Raubserie endet an Mauer

Und die Familie? Ahnt die nichts? „Meine Frau dachte, ich gehe fremd“, sagt er. Das Lächeln will ihm nicht ganz gelingen. „Weil ich ja so oft lange unterwegs war und ich ihr natürlich nicht sagen konnte, wo ich bin.“ Er wollte sie nicht mit hineinziehen. „Es war schon für mich allein eine fürchterliche Belastung.“ Ohne eine kleine Flasche Korn vor jedem Überfall ging es nicht. Und dass es nur eine ungeladene Schreckschusswaffe war, die er an den Bankschaltern auf die Mitarbeiter richtete, wusste ja nur er selbst. „Ich habe so vielen Leuten Angst gemacht, dafür möchte ich mich unbedingt entschuldigen.“ Einen netten Bankräuber gibt es einfach nicht, fügt er an. Und so war er letztlich irgendwie sogar erleichtert, als es Ende 1999 einer Auszubildenden in der Sparkasse Weißwasser gelang, unbemerkt den Alarmknopf zu drücken. Nur Minuten später ist die Polizei vor Ort. Die Flucht in den Hof endet an einer selbst für einen ausgebildeten Sportoffizier unüberwindbaren Mauer.

Das Landgericht Görlitz verurteilt ihn im Jahr 2000 zu elf Jahren Haft. Wegen guter Führung kommt er nach gut der Hälfte der Zeit wieder frei. Seither verdient Heinz-Otto Hermann sein Geld zum Beispiel mit Spargelverkauf im Brandenburgischen. Auch dort wissen seine Stammkunden, wer sie da bedient.
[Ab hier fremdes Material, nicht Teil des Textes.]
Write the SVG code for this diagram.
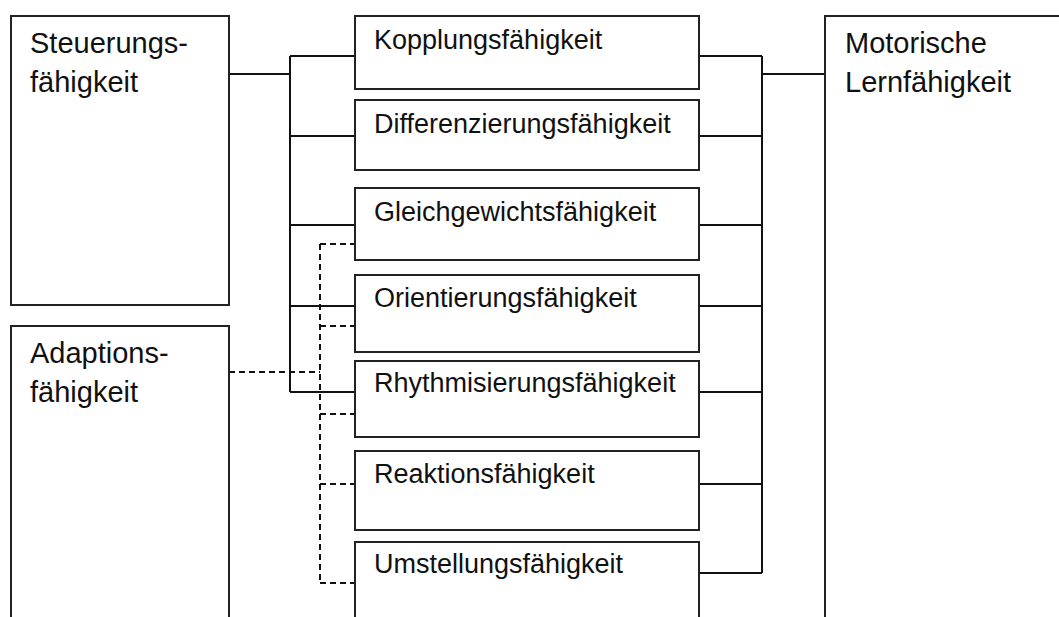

Um Balance zu finden, pilgert er anschließend regelmäßig auf dem Jakobsweg durch Spanien.

Er hat seinen Frieden gemacht mit der Geschichte. Aber nicht mit den Auswüchsen des Kapitalismus, sagt er. Dass sein Leben durch Geschäftemacher in eine so dramatische Richtung ausgeschlagen ist, kann er ihnen – und wohl auch sich selbst –  nicht verzeihen. Seine Ehe ist geschieden, aber der Kontakt und das Verhältnis zu seiner Ex-Frau nach wie vor eng. Das gibt Halt.

Und ein bisschen wohl auch, dass seine Geschichte an Robin Hood erinnert. Auch, wenn er das so nicht stehen lassen will.